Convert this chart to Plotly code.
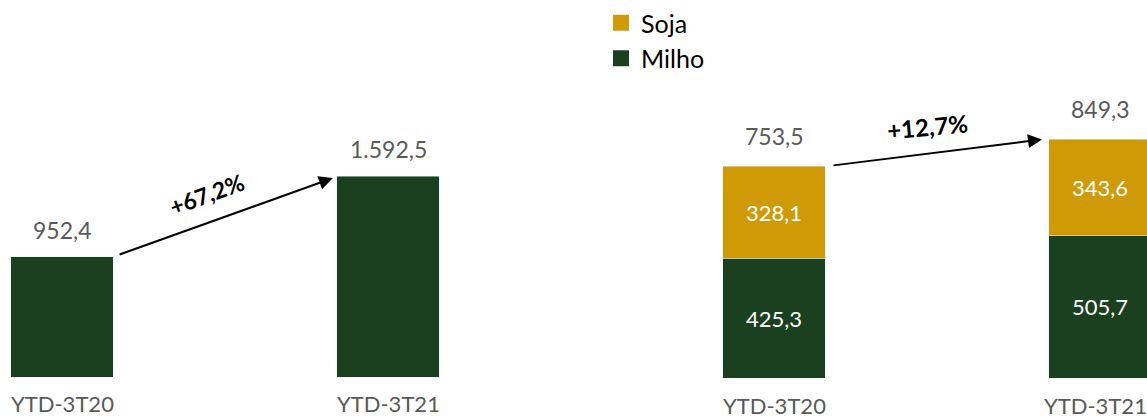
import plotly.graph_objects as go

categories = ["YTD-3T20", "YTD-3T21"]
total_left = [952.4, 1592.5]
milho = [425.3, 505.7]
soja = [328.1, 343.6]
total_right = [753.5, 849.3]
growth_left = "+67,2%"
growth_right = "+12,7%"

GREEN = "#1B4020"
GOLD = "#D09A06"
GRAY = "#595959"
FONT = "Lato"

def fmt(v):
    s = f"{v:,.1f}"
    return s.replace(",", "X").replace(".", ",").replace("X", ".")

xpos = [0, 1]
fig = go.Figure()

fig.add_trace(go.Bar(x=xpos, y=total_left, marker_color=GREEN, width=0.313,
                     xaxis="x", yaxis="y", showlegend=False, hoverinfo="skip"))
fig.add_trace(go.Bar(x=xpos, y=milho, marker_color=GREEN, width=0.313,
                     xaxis="x2", yaxis="y2", showlegend=False,
                     text=[fmt(v) for v in milho], textposition="inside",
                     insidetextanchor="middle",
                     textfont=dict(color="white", size=22, family=FONT)))
fig.add_trace(go.Bar(x=xpos, y=soja, marker_color=GOLD, width=0.313,
                     xaxis="x2", yaxis="y2", showlegend=False,
                     text=[fmt(v) for v in soja], textposition="inside",
                     insidetextanchor="middle",
                     textfont=dict(color="white", size=22, family=FONT)))

# legend proxies
fig.add_trace(go.Scatter(x=[None], y=[None], mode="markers", name="Milho",
                         marker=dict(symbol="square", size=21, color=GREEN),
                         xaxis="x2", yaxis="y2"))
fig.add_trace(go.Scatter(x=[None], y=[None], mode="markers", name="Soja",
                         marker=dict(symbol="square", size=21, color=GOLD),
                         xaxis="x2", yaxis="y2"))

ann = []
# totals
for i, v in enumerate(total_left):
    ann.append(dict(x=xpos[i], y=v, xref="x", yref="y", text=fmt(v), showarrow=False,
                    yshift=27, font=dict(size=23, color=GRAY, family=FONT)))
for i, v in enumerate(total_right):
    ann.append(dict(x=xpos[i], y=v, xref="x2", yref="y2", text=fmt(v), showarrow=False,
                    yshift=30, font=dict(size=23, color=GRAY, family=FONT)))
# category labels
for i, c in enumerate(categories):
    ann.append(dict(x=xpos[i], y=0, xref="x", yref="y", text=c, showarrow=False,
                    yshift=-26, font=dict(size=22, color=GRAY, family=FONT)))
    ann.append(dict(x=xpos[i], y=0, xref="x2", yref="y2", text=c, showarrow=False,
                    yshift=-27, xshift=-5 if i == 1 else 0,
                    font=dict(size=22, color=GRAY, family=FONT)))
# arrows
ann.append(dict(x=0.831, y=1578, ax=0.172, ay=967, xref="x", yref="y", axref="x", ayref="y",
                showarrow=True, arrowhead=2, arrowsize=1.4, arrowwidth=2, arrowcolor="black", text=""))
ann.append(dict(x=0.822, y=848, ax=0.178, ay=755, xref="x2", yref="y2", axref="x2", ayref="y2",
                showarrow=True, arrowhead=2, arrowsize=1.4, arrowwidth=2, arrowcolor="black", text=""))
ann.append(dict(x=(207 - 62) / 326, y=(377 - 194) * 7.93, xref="x", yref="y", text="<b>" + growth_left + "</b>",
                showarrow=False, textangle=-20, font=dict(size=23, color="black", family=FONT)))
ann.append(dict(x=(927 - 774) / 326, y=(378.5 - 127) * 3.554, xref="x2", yref="y2", text="<b>" + growth_right + "</b>",
                showarrow=False, textangle=-5, font=dict(size=24, color="black", family=FONT)))

fig.update_layout(
    width=1147, height=418,
    margin=dict(l=0, r=0, t=0, b=0),
    paper_bgcolor="white", plot_bgcolor="white",
    barmode="stack",
    xaxis=dict(domain=[0, 500 / 1147], range=[-62 / 326, 438 / 326], visible=False),
    yaxis=dict(range=[-325, 2990], visible=False),
    xaxis2=dict(domain=[600 / 1147, 1], range=[-174 / 326, 373 / 326], visible=False, anchor="y2"),
    yaxis2=dict(range=[-40 * 3.554, 378 * 3.554], visible=False, anchor="x2"),
    legend=dict(x=601 / 1147, y=1.0, xanchor="left", yanchor="top", traceorder="reversed",
                font=dict(size=25, color="black", family=FONT), bgcolor="rgba(0,0,0,0)",
                tracegroupgap=0),
    annotations=ann,
    showlegend=True,
)

fig.write_html("out.html", config={"displayModeBar": False},
               post_script="document.body.style.margin='0';document.body.style.overflow='hidden';")
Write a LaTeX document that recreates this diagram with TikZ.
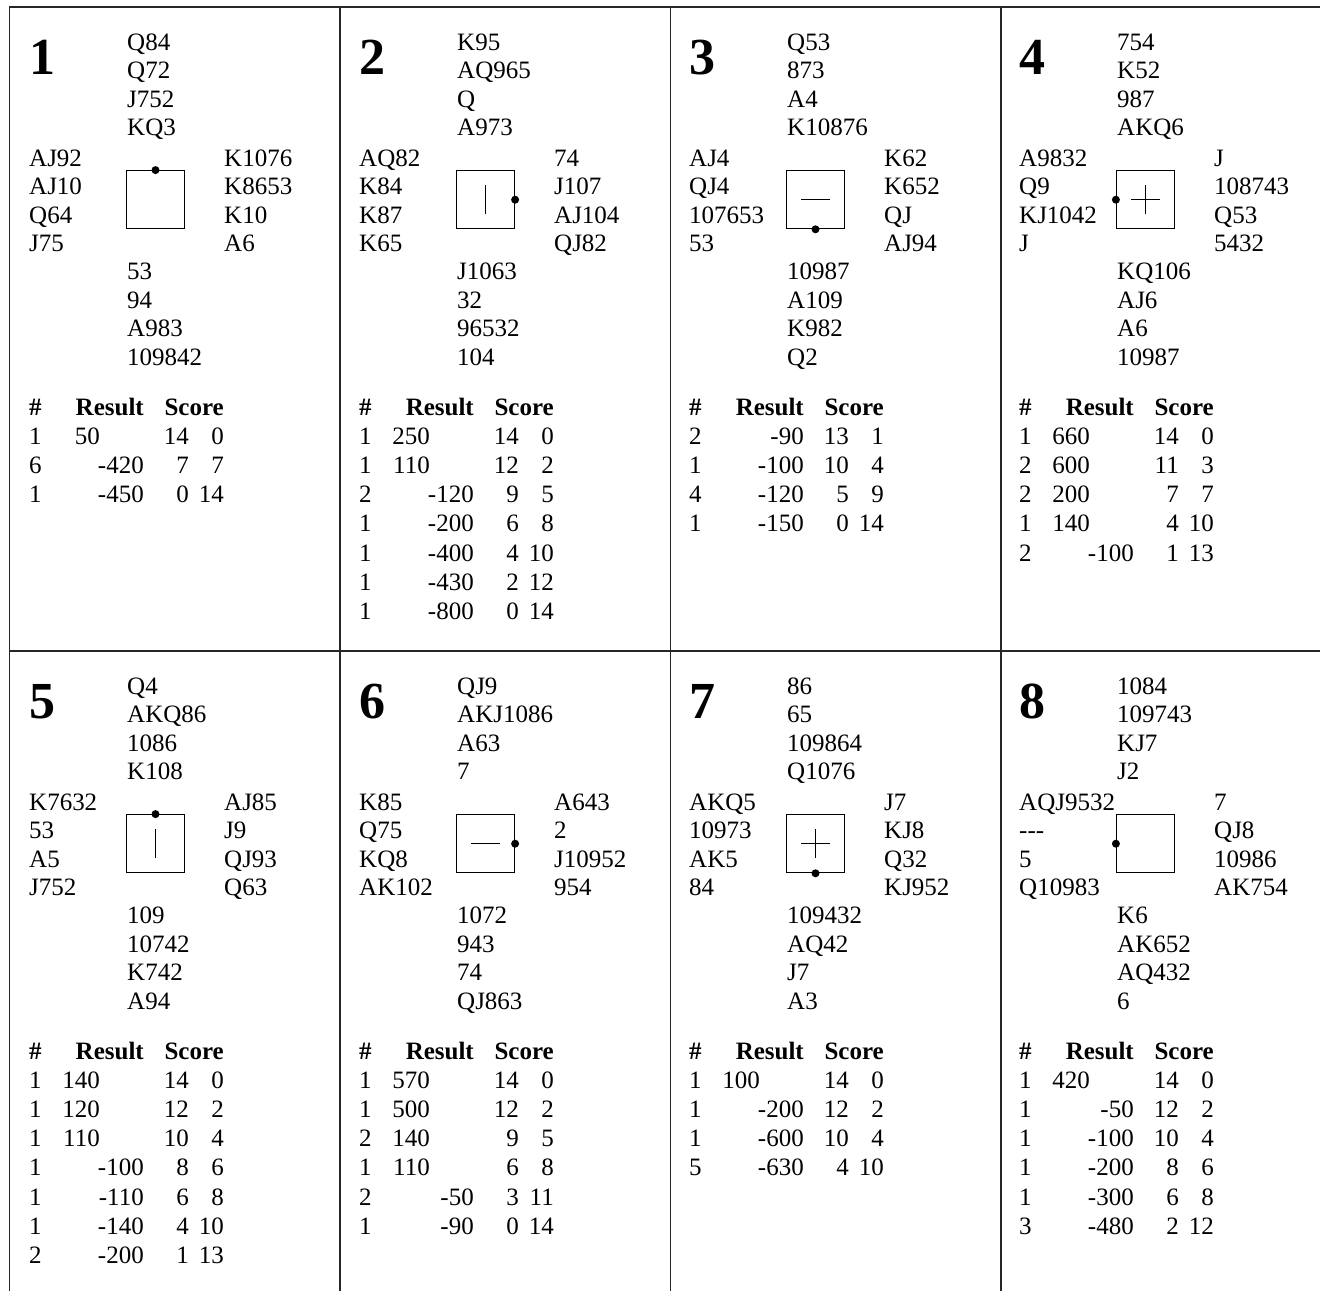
======
Work to complete:
Take the records from their first line through the line containing "fig = go.Figure()" and please return exactly those lines, both ends included, minus the pictures.

Correct response:
Convert this chart to Plotly code.
import plotly.graph_objects as go

categories = ["YTD-3T20", "YTD-3T21"]
total_left = [952.4, 1592.5]
milho = [425.3, 505.7]
soja = [328.1, 343.6]
total_right = [753.5, 849.3]
growth_left = "+67,2%"
growth_right = "+12,7%"

GREEN = "#1B4020"
GOLD = "#D09A06"
GRAY = "#595959"
FONT = "Lato"

def fmt(v):
    s = f"{v:,.1f}"
    return s.replace(",", "X").replace(".", ",").replace("X", ".")

xpos = [0, 1]
fig = go.Figure()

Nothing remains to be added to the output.